My teenage self would probably also be saddened, though perhaps not completely surprised, by my lack of a husband and children. Then again, my adult-self is also saddened but not really surprised by this.

Other than that, I think I ended up with more or less the life I wanted – a low-paying but enjoyable and useful job as a college professor, lots of travel, a novel in (slow) progress, a low-environmental-impact and low-consumer-goods lifestyle. Teenage-self would be particularly pleased by the fact that I don’t have a TV, though I don’t know what she would make of my Internet addiction.

I didn’t marry my boyfriend from then. I also didn’t marry a tall, thin, blonde-haired, blue-eyed, pale skinned guy - the only similarity to my then-“ideal” is that he’s tall.

I’m a vegetarian. I really liked meat back then.

I didn’t hook up with some amazing job, but I’m OK with that. It’s pretty cool, just not the world-shaking thing I dreamed of.

I drink alcohol.

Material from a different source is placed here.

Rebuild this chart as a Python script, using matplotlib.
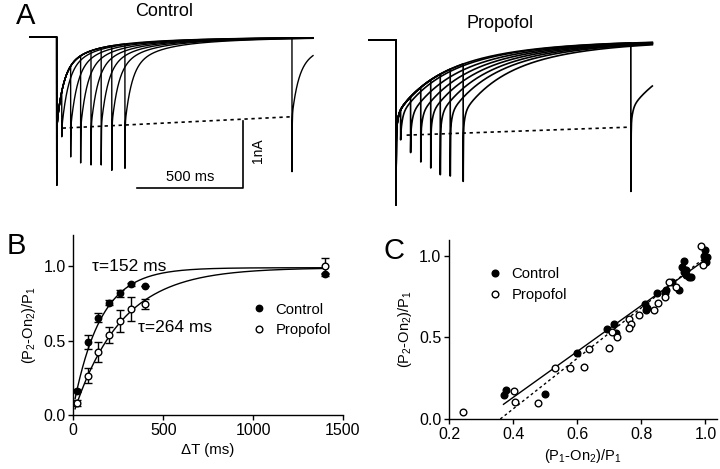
import numpy as np
import matplotlib
matplotlib.use('Agg')
import matplotlib.pyplot as plt

plt.rcParams['font.family'] = ['Liberation Sans', 'DejaVu Sans']
plt.rcParams['mathtext.fontset'] = 'custom'
plt.rcParams['mathtext.rm'] = 'Liberation Sans'
plt.rcParams['mathtext.it'] = 'Liberation Sans:italic'

# ---- panel A: current traces (ms, nA) ----
ctrl_first_peak = 2.21
ctrl_amp_nA = [0.82, 0.33, 0.19]
ctrl_tau_ms = [30, 110, 400]
ctrl_pulse_ms = [24, 66, 113, 162, 210, 260, 322, 1110]
ctrl_peak_nA = [1.49, 1.79, 1.88, 1.91, 1.91, 1.99, 1.96, 2.01]
ctrl_plateau_nA = [1.36, 1.35, 1.35, 1.34, 1.33, 1.32, 1.31, 1.19]
ctrl_dash_ms = [28, 1110]
ctrl_dash_nA = [-1.36, -1.19]

prop_first_peak = 2.46
prop_amp_nA = [0.30, 0.45, 0.67]
prop_tau_ms = [8, 150, 400]
prop_pulse_ms = [22, 69, 117, 164, 209, 256, 317, 1108]
prop_peak_nA = [1.49, 1.68, 1.82, 1.91, 2.01, 2.03, 2.11, 2.26]
prop_plateau_nA = [1.42, 1.42, 1.41, 1.40, 1.40, 1.39, 1.38, 1.30]
prop_dash_ms = [50, 1108]
prop_dash_nA = [-1.42, -1.30]

# ---- panel B ----
dt_ms = [20, 80, 140, 200, 260, 320, 400, 1400]
ctrl_b = [0.163, 0.49, 0.655, 0.756, 0.817, 0.879, 0.865, 0.946]
ctrl_b_err = [0.01, 0.045, 0.03, 0.015, 0.022, 0.01, 0.0, 0.01]
prop_b = [0.078, 0.265, 0.425, 0.537, 0.633, 0.711, 0.745, 1.0]
prop_b_err = [0.02, 0.05, 0.067, 0.054, 0.073, 0.08, 0.033, 0.055]
tau_ctrl, tau_prop = 152, 264
fit_top = [0.99, 0.99]
fit_span = [0.94, 0.985]

# ---- panel C ----
ctrl_c_x = [0.370, 0.377, 0.500, 0.599, 0.693, 0.714, 0.720, 0.812, 0.818, 0.816,
            0.849, 0.873, 0.877, 0.896, 0.917, 0.927, 0.932, 0.932, 0.938, 0.948,
            0.940, 0.955, 0.995, 1.000, 0.997, 1.003, 1.005]
ctrl_c_y = [0.147, 0.177, 0.150, 0.405, 0.552, 0.584, 0.527, 0.703, 0.676, 0.665,
            0.768, 0.770, 0.788, 0.839, 0.788, 0.930, 0.967, 0.900, 0.880, 0.869,
            0.910, 0.870, 1.000, 1.032, 0.971, 0.961, 0.990]
prop_c_x = [0.243, 0.403, 0.406, 0.479, 0.531, 0.578, 0.620, 0.638, 0.698, 0.708,
            0.724, 0.760, 0.768, 0.760, 0.794, 0.839, 0.852, 0.875, 0.885, 0.909,
            0.987, 0.993]
prop_c_y = [0.043, 0.173, 0.102, 0.096, 0.310, 0.310, 0.316, 0.426, 0.432, 0.533,
            0.503, 0.611, 0.580, 0.554, 0.635, 0.666, 0.707, 0.747, 0.839, 0.808,
            1.057, 0.940]
ctrl_line = dict(x=[0.37, 1.0], slope=1.405, icpt=-0.43)
prop_line = dict(x=[0.36, 1.0], slope=1.547, icpt=-0.557)

W, H = 720, 469
fig = plt.figure(figsize=(7.2, 4.69), dpi=100)


def box(l, t, r, b):
    return [l / W, 1 - b / H, (r - l) / W, (b - t) / H]


def draw_traces(ax, first_peak, amps, taus, pulses, peaks, plateaus, lw):
    t = np.arange(-127, 1209.01, 0.25)
    amps = np.array(amps)[:, None]
    taus = np.array(taus)[:, None]
    r0 = amps.sum()

    def recovery(d):
        d = np.clip(d, 0, None)
        return (amps * np.exp(-d[None, :] / taus)).sum(0)

    def spike(d, extra):
        return extra * np.exp(-np.clip(d, 0, None) / 0.8)

    first = np.where(t < 0, 0.0, -(recovery(t) + spike(t, first_peak - r0)))
    for tp, pk, pl in zip(pulses, peaks, plateaus):
        d = t - tp
        second = -(pl / r0 * recovery(d) + spike(d, pk - pl))
        ax.plot(t, np.where(d < 0, first, second), color='k', lw=lw)


px_ms = 0.212
px_nA = 67

axA1 = fig.add_axes(box(20, 5, 330, 200))
draw_traces(axA1, ctrl_first_peak, ctrl_amp_nA, ctrl_tau_ms, ctrl_pulse_ms,
            ctrl_peak_nA, ctrl_plateau_nA, 1.0)
axA1.plot(ctrl_dash_ms, ctrl_dash_nA, color='k', lw=1.2, ls=(0, (2, 2.2)))
axA1.set_xlim((20 - 56.7) / px_ms, (330 - 56.7) / px_ms)
axA1.set_ylim(-(200 - 37) / px_nA, (37 - 5) / px_nA)
axA1.axis('off')
# scale bar
sb_x, sb_y = 379, -2.254
axA1.plot([sb_x, sb_x + 500, sb_x + 500], [sb_y, sb_y, sb_y + 1], color='k', lw=1.2)
axA1.text(sb_x + 250, sb_y + 0.17, '500 ms', ha='center', va='center', fontsize=10.5)
axA1.text(sb_x + 570, sb_y + 0.55, '1nA', ha='center', va='center', fontsize=10,
          rotation=90)

axA2 = fig.add_axes(box(360, 5, 670, 210))
draw_traces(axA2, prop_first_peak, prop_amp_nA, prop_tau_ms, prop_pulse_ms,
            prop_peak_nA, prop_plateau_nA, 1.2)
axA2.plot(prop_dash_ms, prop_dash_nA, color='k', lw=1.2, ls=(0, (2, 2.2)))
axA2.set_xlim((360 - 396) / px_ms, (670 - 396) / px_ms)
axA2.set_ylim(-(210 - 40) / px_nA, (40 - 5) / px_nA)
axA2.axis('off')

fig.text(164 / W, 1 - 12 / H, 'Control', ha='center', va='center', fontsize=13)
fig.text(500 / W, 1 - 24 / H, 'Propofol', ha='center', va='center', fontsize=13)
fig.text(25.5 / W, 1 - 16.5 / H, 'A', ha='center', va='center', fontsize=21)


def style(ax):
    for s in ['top', 'right']:
        ax.spines[s].set_visible(False)
    for s in ['left', 'bottom']:
        ax.spines[s].set_linewidth(1.0)
    ax.tick_params(direction='out', length=3.5, width=1, labelsize=11.5, pad=2)


# ---- panel B ----
axB = fig.add_axes(box(73.3, 235, 343, 415))
style(axB)
tt = np.linspace(10, 1400, 400)
axB.plot(tt, fit_top[0] - fit_span[0] * np.exp(-tt / tau_ctrl), color='k', lw=1)
axB.plot(tt, fit_top[1] - fit_span[1] * np.exp(-tt / tau_prop), color='k', lw=1)
axB.errorbar(dt_ms, ctrl_b, yerr=ctrl_b_err, fmt='none', ecolor='k',
             elinewidth=1, capsize=3, capthick=1)
axB.errorbar(dt_ms, prop_b, yerr=prop_b_err, fmt='none', ecolor='k',
             elinewidth=1, capsize=3, capthick=1)
axB.plot(dt_ms, ctrl_b, 'o', color='k', ms=4.6, label='Control', clip_on=False)
axB.plot(dt_ms, prop_b, 'o', mfc='white', mec='k', mew=1, ms=4.8,
         label='Propofol', clip_on=False)
axB.set_xlim(0, 1500)
axB.set_ylim(0, 1.21)
axB.set_xticks([0, 500, 1000, 1500])
axB.set_yticks([0, 0.5, 1.0])
axB.set_yticklabels(['0.0', '0.5', '1.0'])
axB.set_xlabel('ΔT (ms)', fontsize=10.8, labelpad=4)
axB.set_ylabel('(P$_2$-On$_2$)/P$_1$', fontsize=10.5, labelpad=4)
axB.text(104, 1.0, 'τ=152 ms', ha='left', va='center', fontsize=12.5)
axB.text(360, 0.59, 'τ=264 ms', ha='left', va='center', fontsize=12.5)
axB.legend(loc='upper left', bbox_to_anchor=(0.662, 0.625), frameon=False,
           fontsize=10.7, handlelength=1.0, handletextpad=0.6, borderpad=0,
           labelspacing=0.45, borderaxespad=0)
fig.text(16 / W, 1 - 246 / H, 'B', ha='center', va='center', fontsize=21)

# ---- panel C ----
axC = fig.add_axes(box(449, 240, 716.7, 419))
style(axC)
for ln, ls in [(ctrl_line, '-'), (prop_line, (0, (2, 2)))]:
    xx = np.array(ln['x'])
    axC.plot(xx, ln['slope'] * xx + ln['icpt'], color='k', lw=1, ls=ls)
axC.plot(ctrl_c_x, ctrl_c_y, 'o', color='k', ms=4.8, label='Control', clip_on=False)
axC.plot(prop_c_x, prop_c_y, 'o', mfc='white', mec='k', mew=1, ms=4.8,
         label='Propofol', clip_on=False)
axC.set_xlim(0.2, 1.035)
axC.set_ylim(0, 1.095)
axC.set_xticks([0.2, 0.4, 0.6, 0.8, 1.0])
axC.set_xticklabels(['0.2', '0.4', '0.6', '0.8', '1.0'])
axC.set_yticks([0, 0.5, 1.0])
axC.set_yticklabels(['0.0', '0.5', '1.0'])
axC.set_xlabel('(P$_1$-On$_2$)/P$_1$', fontsize=10.5, labelpad=4)
axC.set_ylabel('(P$_2$-On$_2$)/P$_1$', fontsize=10.5, labelpad=4)
axC.legend(loc='upper left', bbox_to_anchor=(0.144, 0.85), frameon=False,
           fontsize=10.7, handlelength=1.0, handletextpad=0.6, borderpad=0,
           labelspacing=0.5, borderaxespad=0)
fig.text(394 / W, 1 - 251 / H, 'C', ha='center', va='center', fontsize=21)

fig.savefig('out.png', dpi=100)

In fact, I love beer.

Not only do I cook, I adore doing it, and am a pretty decent home cook. My teenage self only helped in the kitchen if cookies were involved.

I don’t go to church and I’m okay with that.

That I’m not a professional archaeologist.
That I didn’t marry my then girlfriend.

My teenage self would be really surprised that I’m alive at all. I can clearly remember being absolutely positive I would not live to 40, and I’m well past that now.

As several others said, she’d be surprised that I’ve gotten fat. I love it when I see 20-year-olds on television talking about how they’ll never, ever be fat! Hah…just you wait.

My teenage self would also not believe I do not live in the city, that I not only do not take drugs but can’t even remember what it was like to do so, and she’d definitely freak if she saw that I no longer smoke cigarettes–and I like not smoking cigarettes!